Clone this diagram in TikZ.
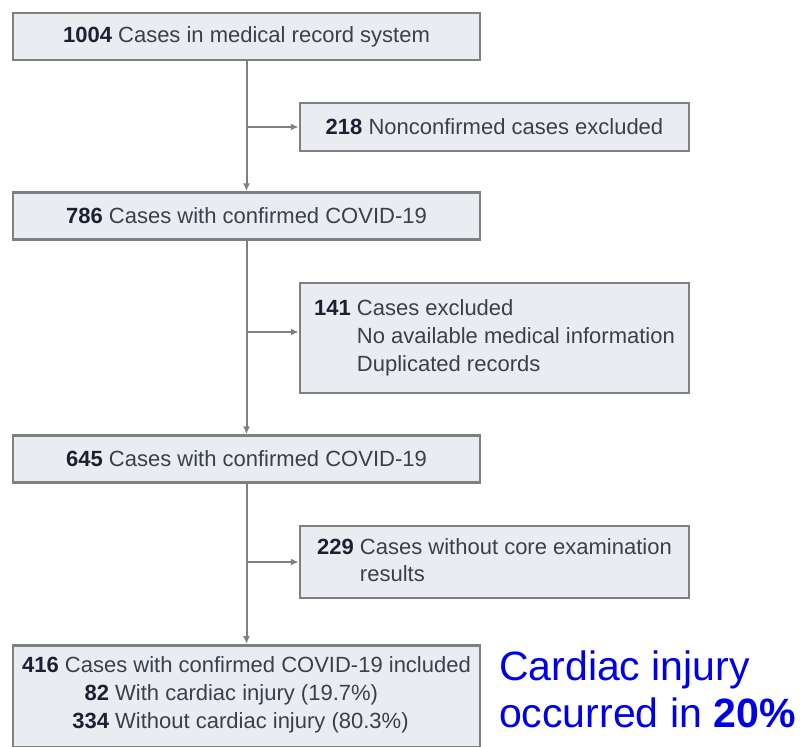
\documentclass[tikz,border=0pt]{standalone}
\usepackage{fontspec}
\setmainfont{Liberation Sans}
\usetikzlibrary{arrows.meta}
\definecolor{boxfill}{HTML}{E9EDF2}
\definecolor{boxline}{HTML}{808080}
\definecolor{boxtext}{HTML}{3A3F4C}
\definecolor{numtext}{HTML}{1C2030}
\definecolor{noteblue}{HTML}{0000E6}
\newcommand{\cnt}[1]{{\color{numtext}\bfseries #1}}

\begin{document}
\begin{tikzpicture}[x=1pt,y=-1pt,
  flowbox/.style={draw=boxline,line width=2.5pt,fill=boxfill,text=boxtext,
    font=\fontsize{22}{28}\selectfont,inner sep=0pt},
  mainbox/.style={flowbox,minimum width=467pt,minimum height=47pt},
  sidebox/.style={flowbox,minimum width=389pt},
  flowline/.style={draw=boxline,line width=2pt},
  flowarrow/.style={flowline,-{Latex[length=8pt,width=7pt]}}]
  %Frame
  \useasboundingbox (0,0) rectangle (804,747);
  %Main flow
  \node[mainbox] (all) at (246.5,36.5) {\cnt{1004}\ Cases in medical record system};
  \node[mainbox] (conf1) at (246.5,216) {\cnt{786}\ Cases with confirmed COVID-19};
  \node[mainbox] (conf2) at (246.5,459) {\cnt{645}\ Cases with confirmed COVID-19};
  \node[mainbox,minimum height=102pt,anchor=north,align=center] (incl) at (246.5,644)
    {\cnt{416}\ Cases with confirmed COVID-19 included\\
     \begin{tabular}[t]{@{}r@{\ }l@{}}
       \cnt{82} & With cardiac injury (19.7\%)\\
       \cnt{334} & Without cardiac injury (80.3\%)
     \end{tabular}\hspace*{12pt}};
  %Box runs on past the lower edge
  \fill[boxfill] ([xshift=1.25pt,yshift=2pt]incl.south west) rectangle ([xshift=-1.25pt,yshift=-12pt]incl.south east);
  \draw[boxline,line width=2.5pt] (incl.south west) -- ++(0,12) (incl.south east) -- ++(0,12);
  %Exclusions
  \node[sidebox,minimum height=48pt] (nonconf) at (494.5,127)
    {\cnt{218}\ Nonconfirmed cases excluded};
  \node[sidebox,minimum height=110pt] (noinfo) at (494.5,338)
    {\begin{tabular}{@{}l@{\ }l@{}}
       \cnt{141} & Cases excluded\\
       & No available medical information\\
       & Duplicated records
     \end{tabular}};
  \node[sidebox,minimum height=72pt] (noexam) at (494.5,562)
    {\begin{tabular}{@{}l@{\ }l@{}}
       \cnt{229} & Cases without core examination\\[-1pt]
       & results
     \end{tabular}};
  %Connectors
  \draw[flowarrow] (all.south) -- (conf1.north);
  \draw[flowarrow] (conf1.south) -- (conf2.north);
  \draw[flowarrow] (conf2.south) -- (incl.north);
  \draw[flowarrow] (all.south |- nonconf.west) -- (nonconf.west);
  \draw[flowarrow] (conf1.south |- 0,332) -- (noinfo.west |- 0,332);
  \draw[flowarrow] (conf2.south |- noexam.west) -- (noexam.west);
  %Note
  \node[anchor=west,align=left,text=noteblue,inner sep=0pt,
    font=\fontsize{41}{47}\selectfont] (note) at (499,689)
    {Cardiac injury\\occurred in \textbf{20\%}};
\end{tikzpicture}
\end{document}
*-*-*
| To do |
The material above must be printed exactly, with its pictures left out.

| Right answer |
Clone this diagram in TikZ.
\documentclass[tikz,border=0pt]{standalone}
\usepackage{fontspec}
\setmainfont{Liberation Sans}
\usetikzlibrary{arrows.meta}
\definecolor{boxfill}{HTML}{E9EDF2}
\definecolor{boxline}{HTML}{808080}
\definecolor{boxtext}{HTML}{3A3F4C}
\definecolor{numtext}{HTML}{1C2030}
\definecolor{noteblue}{HTML}{0000E6}
\newcommand{\cnt}[1]{{\color{numtext}\bfseries #1}}

\begin{document}
\begin{tikzpicture}[x=1pt,y=-1pt,
  flowbox/.style={draw=boxline,line width=2.5pt,fill=boxfill,text=boxtext,
    font=\fontsize{22}{28}\selectfont,inner sep=0pt},
  mainbox/.style={flowbox,minimum width=467pt,minimum height=47pt},
  sidebox/.style={flowbox,minimum width=389pt},
  flowline/.style={draw=boxline,line width=2pt},
  flowarrow/.style={flowline,-{Latex[length=8pt,width=7pt]}}]
  %Frame
  \useasboundingbox (0,0) rectangle (804,747);
  %Main flow
  \node[mainbox] (all) at (246.5,36.5) {\cnt{1004}\ Cases in medical record system};
  \node[mainbox] (conf1) at (246.5,216) {\cnt{786}\ Cases with confirmed COVID-19};
  \node[mainbox] (conf2) at (246.5,459) {\cnt{645}\ Cases with confirmed COVID-19};
  \node[mainbox,minimum height=102pt,anchor=north,align=center] (incl) at (246.5,644)
    {\cnt{416}\ Cases with confirmed COVID-19 included\\
     \begin{tabular}[t]{@{}r@{\ }l@{}}
       \cnt{82} & With cardiac injury (19.7\%)\\
       \cnt{334} & Without cardiac injury (80.3\%)
     \end{tabular}\hspace*{12pt}};
  %Box runs on past the lower edge
  \fill[boxfill] ([xshift=1.25pt,yshift=2pt]incl.south west) rectangle ([xshift=-1.25pt,yshift=-12pt]incl.south east);
  \draw[boxline,line width=2.5pt] (incl.south west) -- ++(0,12) (incl.south east) -- ++(0,12);
  %Exclusions
  \node[sidebox,minimum height=48pt] (nonconf) at (494.5,127)
    {\cnt{218}\ Nonconfirmed cases excluded};
  \node[sidebox,minimum height=110pt] (noinfo) at (494.5,338)
    {\begin{tabular}{@{}l@{\ }l@{}}
       \cnt{141} & Cases excluded\\
       & No available medical information\\
       & Duplicated records
     \end{tabular}};
  \node[sidebox,minimum height=72pt] (noexam) at (494.5,562)
    {\begin{tabular}{@{}l@{\ }l@{}}
       \cnt{229} & Cases without core examination\\[-1pt]
       & results
     \end{tabular}};
  %Connectors
  \draw[flowarrow] (all.south) -- (conf1.north);
  \draw[flowarrow] (conf1.south) -- (conf2.north);
  \draw[flowarrow] (conf2.south) -- (incl.north);
  \draw[flowarrow] (all.south |- nonconf.west) -- (nonconf.west);
  \draw[flowarrow] (conf1.south |- 0,332) -- (noinfo.west |- 0,332);
  \draw[flowarrow] (conf2.south |- noexam.west) -- (noexam.west);
  %Note
  \node[anchor=west,align=left,text=noteblue,inner sep=0pt,
    font=\fontsize{41}{47}\selectfont] (note) at (499,689)
    {Cardiac injury\\occurred in \textbf{20\%}};
\end{tikzpicture}
\end{document}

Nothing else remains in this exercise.